Top media lawyer Gavin Millar QC told Press Gazette yesterday the police “shouldn’t be going there” when it comes to pursuing news publishers over the leaked diplomatic memos.
Labour MP Afzal Khan spoke up in the Commons today to defend the rights of the press, asking: “Can it be right that the press is threatened for publishing material that is in the public interest?”
Khan added: “Surely it cannot be illegal to publish those remarks simply because they are the cause of embarrassment to the government. Surely it cannot be right that scanning technology has been used against journalists to investigate the leak.”
Last week the Foreign Office co-hosted the first global media freedom conference at which Foreign Secretary Jeremy Hunt “pledged to do what it takes – and no less – to ensure that instead of being silenced, the plural and varied voices of a free media are nurtured and encouraged”.
SNP politician Joanna Cherry said today it was “ironic” that this issue was being discussed just one week later, suggesting that the panel of legal experts being convened by Hunt to promote “best practice” for a free press “might be best starting close to home”.
Cherry added: “The SNP have made very clear that we deplore the diplomatic leaks as unacceptable and that they should be investigated however in times of crisis we need to remember that we must uphold human rights, particularly press freedom.
“I do wonder whether there were any official secrets in the ambassador’s leaked comments. It’s hardly a secret that Donald Trump is inept and the police really ought to understand that the Official Secrets Act is not there to protect the Government from embarrassment.”

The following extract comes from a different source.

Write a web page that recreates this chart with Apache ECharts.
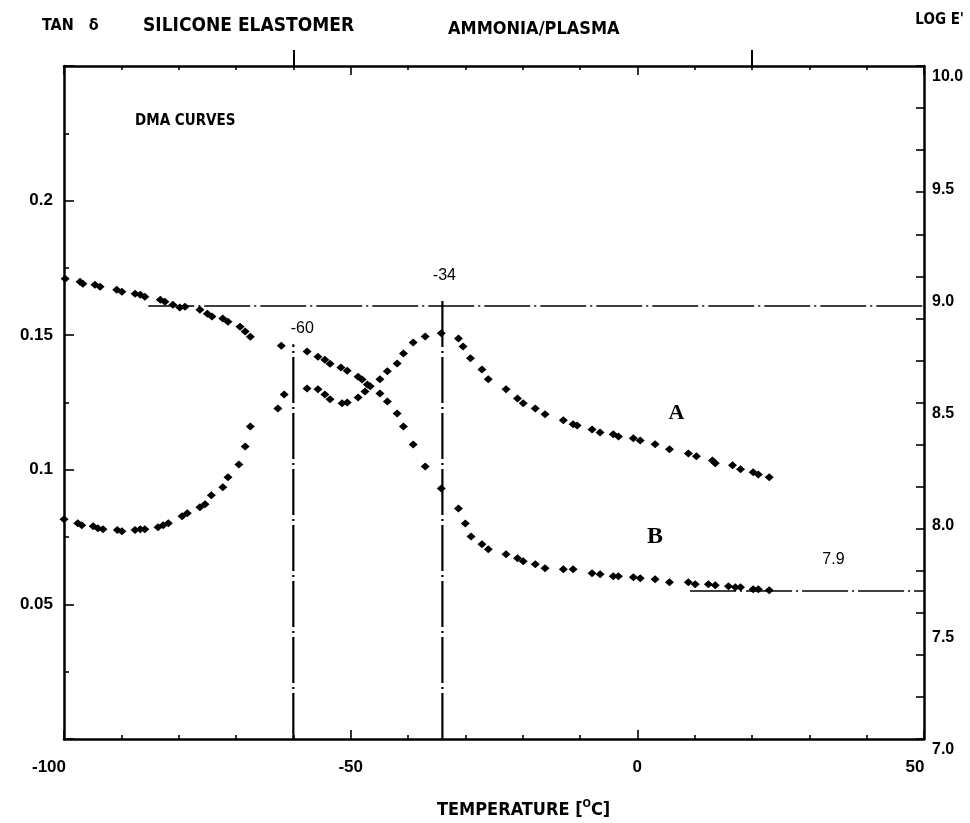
<!DOCTYPE html>
<html>
<head>
<meta charset="utf-8">
<script src="https://cdn.jsdelivr.net/npm/echarts@6/dist/echarts.min.js"></script>
<style>
  html, body { margin: 0; padding: 0; background: #fff; }
  #chart { width: 970px; height: 823px; }
</style>
</head>
<body>
<div id="chart"></div>
<script>
// Curve A: loss tangent (left axis) against temperature
const tempA = [-100, -97.6, -96.9, -94.9, -94.1, -93.2, -90.7, -89.9, -87.6, -86.7, -85.9, -83.6, -82.7, -81.8,
  -79.4, -78.5, -76.3, -75.4, -74.3, -72.3, -71.4, -69.5, -68.4, -67.5, -62.7, -61.6, -57.6, -55.7, -54.5, -53.6,
  -51.5, -50.6, -48.7, -47.5, -46.6, -44.9, -43.6, -41.9, -40.8, -39.1, -37.0, -34.2, -31.2, -30.4, -29.1, -27.1,
  -26.0, -22.9, -20.9, -19.9, -17.8, -16.1, -12.9, -11.2, -10.5, -7.9, -6.5, -4.2, -3.3, -0.7, 0.5, 3.1, 5.6, 8.9,
  10.3, 13.1, 13.6, 16.6, 18.0, 20.2, 21.1, 23.0];
const tanDeltaA = [0.0816, 0.0801, 0.0794, 0.0790, 0.0783, 0.0779, 0.0776, 0.0772, 0.0776, 0.0779, 0.0779, 0.0787,
  0.0794, 0.0801, 0.0827, 0.0839, 0.0861, 0.0872, 0.0905, 0.0935, 0.0972, 0.1020, 0.1087, 0.1161, 0.1228, 0.1280,
  0.1302, 0.1299, 0.1280, 0.1262, 0.1247, 0.1250, 0.1269, 0.1291, 0.1310, 0.1336, 0.1366, 0.1395, 0.1432, 0.1473,
  0.1495, 0.1507, 0.1488, 0.1458, 0.1414, 0.1373, 0.1336, 0.1299, 0.1265, 0.1247, 0.1228, 0.1206, 0.1184, 0.1169,
  0.1165, 0.1150, 0.1139, 0.1132, 0.1124, 0.1117, 0.1109, 0.1095, 0.1076, 0.1061, 0.1050, 0.1035, 0.1024, 0.1017,
  0.1002, 0.0991, 0.0983, 0.0972];

// Curve B: storage modulus, log E' (right axis) against temperature
const tempB = [-99.8, -97.2, -96.7, -94.6, -93.7, -90.8, -89.9, -87.6, -86.7, -85.9, -83.2, -82.4, -81.0, -79.8,
  -78.9, -76.3, -75.0, -74.2, -72.3, -71.4, -69.3, -68.4, -67.5, -62.1, -57.6, -55.7, -54.5, -53.6, -51.7, -50.6,
  -48.7, -48.0, -47.1, -44.9, -43.6, -41.9, -40.8, -39.1, -37.0, -34.2, -31.2, -30.0, -29.0, -27.1, -26.0, -22.9,
  -20.9, -19.9, -17.8, -16.1, -12.9, -11.2, -7.9, -6.5, -4.2, -3.3, -0.7, 0.5, 3.1, 5.6, 8.9, 10.1, 12.4, 13.6,
  15.9, 17.1, 18.0, 20.2, 21.1, 23.0];
const logEB = [9.052, 9.038, 9.029, 9.025, 9.016, 9.003, 8.994, 8.985, 8.980, 8.971, 8.958, 8.949, 8.936, 8.923,
  8.927, 8.914, 8.896, 8.883, 8.874, 8.860, 8.838, 8.816, 8.793, 8.753, 8.727, 8.704, 8.691, 8.673, 8.656, 8.642,
  8.615, 8.602, 8.580, 8.540, 8.504, 8.451, 8.393, 8.313, 8.215, 8.117, 8.028, 7.961, 7.903, 7.868, 7.846, 7.823,
  7.806, 7.792, 7.779, 7.761, 7.757, 7.757, 7.739, 7.734, 7.725, 7.725, 7.721, 7.717, 7.712, 7.699, 7.699, 7.690,
  7.690, 7.685, 7.681, 7.677, 7.677, 7.668, 7.668, 7.663];

// Axis tick labels
const tempTicks = [-100, -50, 0, 50];
const tanTicks = [0.05, 0.1, 0.15, 0.2];
const logTicks = [7.0, 7.5, 8.0, 8.5, 9.0, 9.5, 10.0];

// Transition markers (temperature, top of the guide line in log E')
const transitionTemps = [-60, -34];
const transitionTops = [8.76, 8.96];

// Plateau guide lines in log E'
const glassyLevel = 8.93, glassyFrom = -85.3;
const rubberyLevel = 7.66, rubberyFrom = 9.2, rubberyText = '7.9';

// Top-edge reference ticks (temperature)
const topMarks = [-60, 20];
const rightTickDivisions = 16;

const SANS = "'Liberation Sans', Arial, sans-serif";
const COND = "'DejaVu Sans Condensed', 'Liberation Sans Narrow', sans-serif";
const SERIF = "'Liberation Serif', 'DejaVu Serif', serif";
const INK = '#000';
const dashDot = [46, 4, 2, 4];

const chart = echarts.init(document.getElementById('chart'), null, { renderer: 'canvas' });

const axisLine = { show: true, onZero: false, lineStyle: { color: INK, width: 2.5 } };
const noLine = { show: false, onZero: false };
const tickStyle = { color: INK, width: 1.6 };

function guide(points, yIndex, width) {
  return {
    type: 'line', xAxisIndex: 0, yAxisIndex: yIndex, data: points, symbol: 'none', silent: true,
    clip: false, animation: false,
    lineStyle: { color: INK, width: width, type: dashDot, opacity: 1 }
  };
}

const series = [
  {
    name: 'A', type: 'scatter', xAxisIndex: 0, yAxisIndex: 0,
    symbol: 'diamond', symbolSize: [9, 8], itemStyle: { color: INK, opacity: 1 },
    data: tempA.map((t, i) => [t, tanDeltaA[i]]), animation: false
  },
  {
    name: 'B', type: 'scatter', xAxisIndex: 0, yAxisIndex: 1,
    symbol: 'diamond', symbolSize: [9, 8], itemStyle: { color: INK, opacity: 1 },
    data: tempB.map((t, i) => [t, logEB[i]]), animation: false
  },
  guide([[glassyFrom, glassyLevel], [50, glassyLevel]], 1, 1.6),
  guide([[rubberyFrom, rubberyLevel], [50, rubberyLevel]], 1, 1.6)
];

transitionTemps.forEach((t, i) => {
  series.push(guide([[t, 7], [t, transitionTops[i]]], 1, 2.2));
});

// Text annotations placed in data coordinates
const noteItems = [
  { value: [transitionTemps[0], transitionTops[0]], label: { formatter: String(transitionTemps[0]), offset: [9, -16] } },
  { value: [transitionTemps[1], transitionTops[1]], label: { formatter: String(transitionTemps[1]), offset: [2, -24] } },
  { value: [6.8, 8.45], label: { formatter: 'A', fontFamily: SERIF, fontWeight: 'bold', fontSize: 22 } },
  { value: [3.1, 7.90], label: { formatter: 'B', fontFamily: SERIF, fontWeight: 'bold', fontSize: 24 } },
  { value: [34.2, 7.80], label: { formatter: rubberyText } }
];
series.push({
  type: 'scatter', xAxisIndex: 0, yAxisIndex: 1, symbolSize: 0, silent: true, animation: false,
  itemStyle: { opacity: 1 },
  data: noteItems,
  label: { show: true, position: 'inside', color: INK, fontFamily: SANS, fontSize: 16 }
});

const option = {
  backgroundColor: '#fff',
  animation: false,
  grid: { left: 64, right: 46, top: 66, bottom: 84, containLabel: false },
  xAxis: [
    {
      type: 'value', position: 'bottom', min: -100, max: 50, interval: 50,
      axisLine: axisLine,
      axisTick: { show: true, inside: true, length: 9, lineStyle: tickStyle },
      minorTick: { show: true, splitNumber: 5, length: 4, lineStyle: tickStyle },
      splitLine: { show: false },
      axisLabel: {
        show: true, margin: 20, color: INK, fontFamily: SANS, fontWeight: 'bold', fontSize: 17,
        formatter: v => {
          if (!tempTicks.includes(v)) return '';
          if (v === -100) return '{l|' + v + '}';
          if (v === 50) return '{r|' + v + '}';
          return String(v);
        },
        rich: {
          l: { fontFamily: SANS, fontWeight: 'bold', fontSize: 17, color: INK, padding: [0, 30, 0, 0] },
          r: { fontFamily: SANS, fontWeight: 'bold', fontSize: 17, color: INK, padding: [0, 18, 0, 0] }
        }
      }
    },
    {
      type: 'value', position: 'top', min: -100, max: 50, interval: 50,
      axisLine: axisLine,
      axisTick: { show: true, inside: true, length: 9, lineStyle: tickStyle },
      minorTick: { show: true, splitNumber: 5, length: 4, lineStyle: tickStyle },
      splitLine: { show: false },
      axisLabel: { show: false }
    },
    {
      type: 'value', position: 'top', min: -100, max: 50,
      axisLine: noLine,
      axisTick: { show: true, inside: false, length: 16, customValues: topMarks, lineStyle: { color: INK, width: 2 } },
      splitLine: { show: false },
      axisLabel: { show: false, customValues: topMarks }
    }
  ],
  yAxis: [
    {
      type: 'value', position: 'left', min: 0, max: 0.25, interval: 0.05,
      axisLine: axisLine,
      axisTick: { show: true, inside: true, length: 10, lineStyle: tickStyle },
      minorTick: { show: true, splitNumber: 2, length: 5, lineStyle: tickStyle },
      splitLine: { show: false },
      axisLabel: {
        show: true, margin: 11, color: INK, fontFamily: SANS, fontWeight: 'bold', fontSize: 17,
        formatter: v => {
          const r = Math.round(v * 1000) / 1000;
          return tanTicks.includes(r) ? String(r) : '';
        }
      }
    },
    {
      type: 'value', position: 'right', min: 7, max: 10, interval: 0.5,
      axisLine: axisLine,
      axisTick: { show: false },
      splitLine: { show: false },
      axisLabel: {
        show: true, margin: 8, color: INK, fontFamily: SANS, fontWeight: 'bold', fontSize: 16,
        verticalAlign: 'top', padding: [3, 0, 0, 0],
        formatter: v => {
          const r = Math.round(v * 10) / 10;
          return logTicks.includes(r) ? r.toFixed(1) : '';
        }
      }
    },
    {
      type: 'value', position: 'right', min: 0, max: rightTickDivisions, interval: 1,
      axisLine: noLine,
      axisTick: { show: true, inside: true, length: 8, lineStyle: tickStyle },
      splitLine: { show: false },
      axisLabel: { show: false }
    }
  ],
  graphic: [
    { type: 'text', left: 42, top: 18, style: { text: 'TAN   δ', fill: INK, font: "bold 16px " + COND } },
    { type: 'text', left: 143, top: 17, style: { text: 'SILICONE ELASTOMER', fill: INK, font: "bold 19px " + COND } },
    { type: 'text', left: 448, top: 20, style: { text: 'AMMONIA/PLASMA', fill: INK, font: "bold 18px " + COND } },
    { type: 'text', right: 6, top: 13, style: { text: "LOG E'", fill: INK, font: "bold 15px " + COND } },
    { type: 'text', left: 135, top: 114, style: { text: 'DMA CURVES', fill: INK, font: "bold 15px " + COND } },
    {
      type: 'text', left: 437, top: 799,
      style: {
        text: '{t|TEMPERATURE [}{s|O}{t|C]}',
        rich: {
          t: { fill: INK, font: "bold 18px " + COND },
          s: { fill: INK, font: "bold 11px " + COND, padding: [0, 0, 11, 0] }
        }
      }
    }
  ],
  series: series
};

chart.setOption(option);
</script>
</body>
</html>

Hurd declined to answer a subsequent question from Cherry about who escalated the investigation to the police.
“Wouldn’t they be better catching the leaker rather than shooting the messenger?” Cherry asked.
Former Culture Secretary John Whittingdale commended the organisation of last week’s media freedom conference, but said the UK “needs to be doing a lot more” to improve its World Press Freedom Index ranking of 33 out of 180 countries.
The concerns raised by Davis “make that harder to achieve”, he added.
Conservative MP Richard Drax asked why police had been brought in, saying the leak was embarrassing and nothing to do with national defence.
“As a former journalist myself of some 17 years we rely on sources, of course, to give the news to the public,” he said.
“If every time there’s a leak, and let’s face it there have been leaks before and there will be leaks afterwards… the police are going to be called in, then every journalist in the country is going to feel that their newsroom will be filled with officers in blue every time a story that potentially hurts someone in power is published.”
In response, Hurd said: “I understand the comments from the Met have generated ripples but this was a serious leak and I think it is entirely appropriate that the police should look at it seriously and I hope he will support me in wishing them every success in doing their job which is to find the leaker.”
A day after he asked “all owners, editors and publishers of social and mainstream media not to publish leaked government documents”, Met Assistant Commissioner Neil Basu seemed to backtrack.
In a follow-up statement he said the Met has “no intention of seeking to prevent editors from publishing stories in the public interest in a liberal democracy” but added that publication of such documents could constitute a criminal offence with no public interest defence.